PHS writers enter Letters about Literature contest

Published 9:14 am Tuesday, April 4, 2017

By CONNIE NOLEN / Community Columnist

Pelham High School writers enter many contests annually—including Letters about Literature. Sponsored by the Library of Congress, this contest has a simple tag line, “Read. Be Inspired. Write Back.”

The prompt sends students searching for books that change their vision of themselves or the world instructing them to write letters to their authors detailing how these books have changed them. Winners’ letters are collected in an annual book that is shelved in the Library of Congress.

For students taking writing electives, being published in the Library of Congress is the serious prize.
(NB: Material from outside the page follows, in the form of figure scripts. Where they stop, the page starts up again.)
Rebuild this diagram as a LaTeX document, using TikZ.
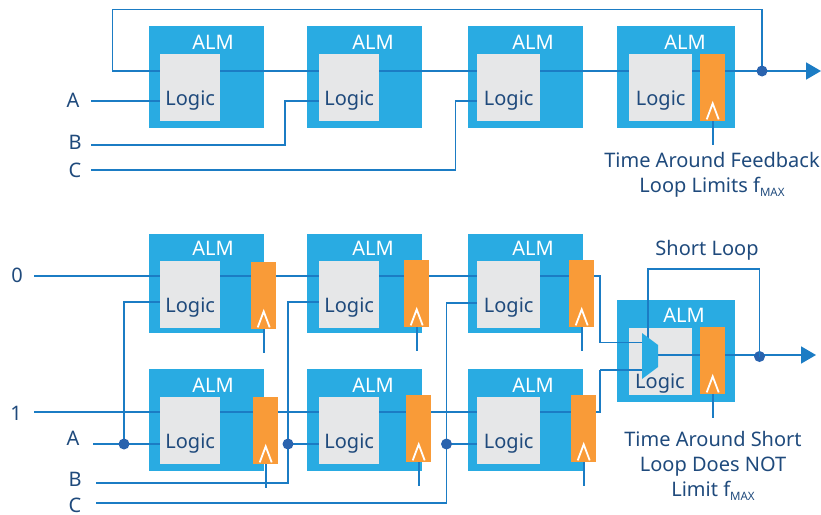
\documentclass[tikz,border=0pt]{standalone}
\usepackage{fontspec}
\setmainfont{Noto Sans}
\usetikzlibrary{calc,arrows.meta}

\definecolor{almblue}{HTML}{29ABE2}
\definecolor{logicgray}{HTML}{E6E7E8}
\definecolor{fforange}{HTML}{F99B38}
\definecolor{wireblue}{HTML}{1B7CC4}
\definecolor{dotblue}{HTML}{2A63AE}
\definecolor{textnavy}{HTML}{1F4A7C}

\newcommand{\fmax}{f\raisebox{-4pt}{\fontsize{11.5}{11.5}\selectfont MAX}}

\pgfdeclarelayer{almlayer}
\pgfdeclarelayer{wirelayer}
\pgfsetlayers{almlayer,wirelayer,main}

\tikzset{
    almbox/.style={fill=almblue, inner sep=0pt, anchor=north west},
    logicbox/.style={fill=logicgray, inner sep=0pt, anchor=north west, minimum height=67pt},
    ffbox/.style={fill=fforange, inner sep=0pt, anchor=north west, minimum width=25pt, minimum height=67pt},
    wire/.style={draw=wireblue, line width=1.8pt},
    clockhat/.style={draw=white, line width=1.8pt},
    joint/.style={circle, fill=dotblue, inner sep=0pt, minimum size=11pt},
    txt/.style={text=textnavy, font=\fontsize{20}{25}\selectfont, inner sep=0pt, align=center},
    almtxt/.style={text=white, font=\fontsize{20}{25}\selectfont, inner sep=0pt},
}

\begin{document}
\begin{tikzpicture}[x=1pt, y=-1pt]

    \useasboundingbox (0, 0) rectangle (821, 514);

    % ALM blocks with their logic
    \foreach \n/\x/\y/\w/\h/\lx/\ly/\lw/\tx/\ty in {
        a1/149/26/115/102/160/54/60/213/42, a2/307/26/115/102/319/54/60/373/42,
        a3/468/26/115/102/477/54/63/533/42, a4/617/26/118/102/629/54/63/685/42,
        b1/149/234/115/99/160/261/60/213/248, b2/307/234/115/99/319/261/60/373/248,
        b3/468/234/115/99/477/261/63/533/248,
        c1/149/369/115/102/160/397/60/213/385, c2/307/369/115/102/319/397/60/373/385,
        c3/468/369/115/102/477/397/63/533/385,
        d/617/300/118/102/629/328/63/684/315}
    {
        \begin{pgfonlayer}{almlayer}
            \node[almbox, minimum width=\w pt, minimum height=\h pt] (alm\n) at (\x, \y) {};
        \end{pgfonlayer}
        \node[almtxt] (almtxt\n) at (\tx, \ty) {ALM};
        \node[logicbox, minimum width=\lw pt] (logic\n) at (\lx, \ly) {};
    }

    \foreach \n in {a1, a2, a3, a4, b1, b2, b3, c1, c2, c3}
        \node[txt] (logictxt\n) at ([yshift=-12.5pt]logic\n.center) {Logic};

    % flip-flops
    \foreach \n/\x/\y in {a4/700/54, b1/251/262, b2/404/260, b3/569/260, c1/253/397, c2/406/395, c3/571/395, d/700/327}
    {
        \node[ffbox] (ff\n) at (\x, \y) {};
        \draw[clockhat] ([shift={(-6, -2)}]ff\n.south) -- ([yshift=18pt]ff\n.south) -- ([shift={(6, -2)}]ff\n.south);
        \coordinate (clk\n) at ([yshift=-24pt]ff\n.south);
        \begin{pgfonlayer}{wirelayer}
            \draw[wire] (ff\n.south) -- (clk\n);
        \end{pgfonlayer}
    }

    % input labels
    \foreach \n/\x/\y/\lab in {la/73/100.5/A, lb/75/142/B, lc/75/170/C, lzero/17/275.5/0, lone/16/413/1, lla/73/438/A, llb/75/479/B, llc/75/505.5/C}
        \node[txt] (\n) at (\x, \y) {\lab};

    \coordinate (ina) at (91, 101);
    \coordinate (inb) at (91, 145);
    \coordinate (inc) at (91, 170);
    \coordinate (turnb) at (285, 101);
    \coordinate (turnc) at (455.5, 101);
    \coordinate (fbstart) at (112.5, 71);
    \coordinate (fbturn) at (112.5, 9.5);
    \coordinate (outa) at (821, 71);
    \node[joint] (fbjoint) at (762, 71) {};

    \begin{pgfonlayer}{wirelayer}
        \draw[wire] (ina) -- (ina -| logica1.west);
        \draw[wire] (inb) -| (turnb) -- (turnb -| logica2.west);
        \draw[wire] (inc) -| (turnc) -- (turnc -| logica3.west);
        \draw[wire, -{Triangle[length=15pt, width=17pt]}] (fbjoint.center) |- (fbturn) -- (fbstart) -- (outa);
    \end{pgfonlayer}

    \coordinate (inzero) at (34, 276);
    \coordinate (inone) at (34, 412);
    \coordinate (inlla) at (93, 444);
    \coordinate (inllb) at (96, 483);
    \coordinate (inllc) at (96, 503);
    \coordinate (muxa) at (642, 342.5);
    \coordinate (muxb) at (642, 370);
    \coordinate (muxout) at (658, 355);
    \coordinate (turnzero) at (600, 342.5);
    \coordinate (turnone) at (600, 370);
    \coordinate (loopdown) at (648, 340);
    \coordinate (loopturn) at (648, 269);
    \coordinate (outd) at (816, 355);

    \node[joint] (jointa) at (124, 444) {};
    \node[joint] (jointb) at (288, 444) {};
    \node[joint] (jointc) at (446.5, 444) {};
    \node[joint] (loopjoint) at (759.5, 356.5) {};

    \coordinate (topa) at (124, 302);
    \coordinate (topb) at (288, 302);
    \coordinate (topc) at (446.5, 303);

    \begin{pgfonlayer}{wirelayer}
        \draw[wire] (inzero) -| (turnzero);
        \draw[wire] (inone) -| (turnone);
        \draw[wire] (inlla) -- (inlla -| logicc1.west);
        \draw[wire] (jointa.center) -- (topa) -- (topa -| logicb1.west);
        \draw[wire] (inllb) -| (topb) -- (topb -| logicb2.west);
        \draw[wire] (jointb.center) -- (jointb -| logicc2.west);
        \draw[wire] (inllc) -| (topc) -- (topc -| logicb3.west);
        \draw[wire] (jointc.center) -- (jointc -| logicc3.west);
    \end{pgfonlayer}

    % wires over the last logic block, then the mux
    \node[txt] (logictxtd) at (660, 384) {Logic};
    \draw[wire] (turnzero) -- (muxa);
    \draw[wire] (turnone) -- (muxb);
    \draw[wire] (loopjoint.center |- loopturn) -- (loopturn) -- (loopdown);
    \draw[wire] (loopjoint.center) -- (loopjoint.center |- loopturn);
    \draw[wire] (muxout) -- (muxout -| ffd.west);
    \begin{pgfonlayer}{wirelayer}
        \draw[wire, -{Triangle[length=15pt, width=17pt]}] (muxout -| ffd.west) -- (outd);
    \end{pgfonlayer}
    \fill[almblue] (642, 333) -- (658, 345) -- (658, 367) -- (642, 379) -- cycle;

    % captions
    \node[txt] (capfeedback) at (712, 175) {Time Around Feedback\\Loop Limits \fmax};
    \node[txt] (capname) at (707, 250) {Short Loop};
    \node[txt] (capshort) at (713, 465.5) {Time Around Short\\Loop Does NOT\\Limit \fmax};

\end{tikzpicture}
\end{document}
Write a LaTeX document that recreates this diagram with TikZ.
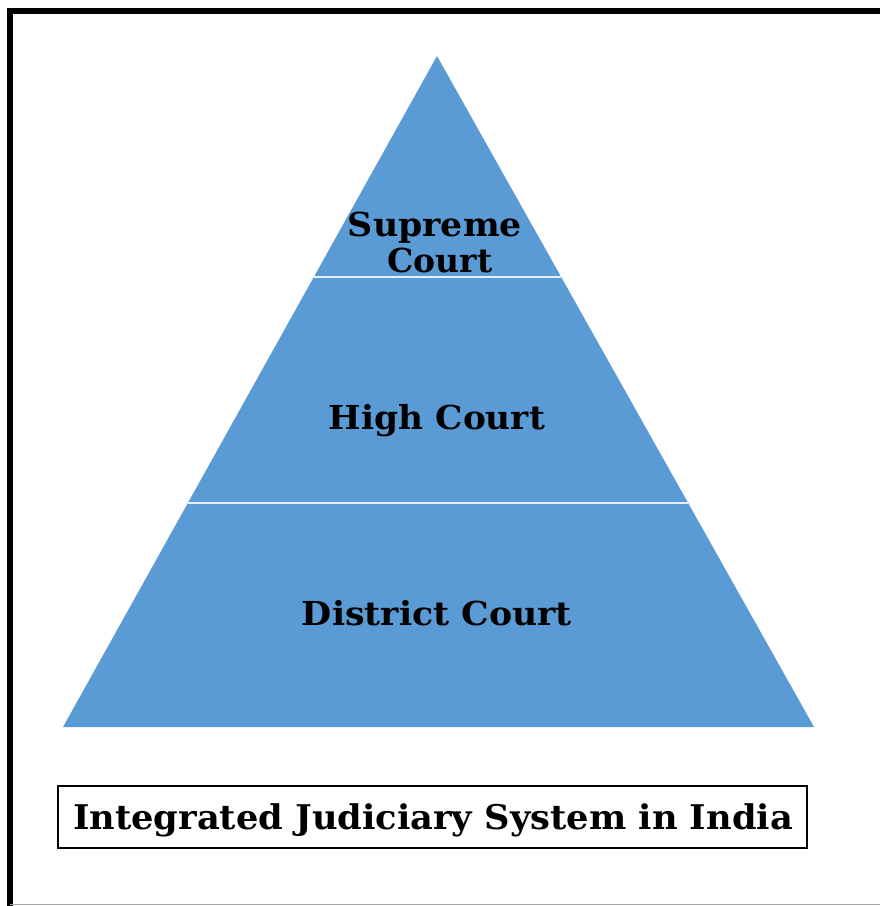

There are other prizes, but the promise of publication speaks most to these aspiring writers. I love that this contest keeps them reading because when writers are reading good books, they’re studying their craft. When they read, they watch the professionals do what they aspire to do.

This year, Alabama has 22 state high school level semifinalists, and PHS writers claim 13 of those spots. Letters about Literature require printed letters sent in an envelope. I must write a letter to accompany my students’ work and drive the letters to the post office. Having read these letters, I knew the treasure that I was transporting.

Most books were chosen through discussion and research with the hope that each book would be “the book”—that book that would enlighten a new vision and be letter-worthy. Senior Kat Owens’ book revealed a broadened understanding for a complex culture.

“Having taken a Comparative Religion course junior year, I knew the basics of Islam, but ‘The Kite Runner’ took me to the raw, real relationship between two boys and their world revealed a new reality, and significant understanding for a people I had little interaction with before,” said Owens, writing to Khaled Housseini, author of “The Kite Runner.”

“Your book has moved me to consider my behavior toward the people in my life and to seek to love them purely and with a noble heart,” junior Molly Steele wrote to Ted Dekker about “White.”

PHS students read the books, they were inspired and they wrote back—beautifully.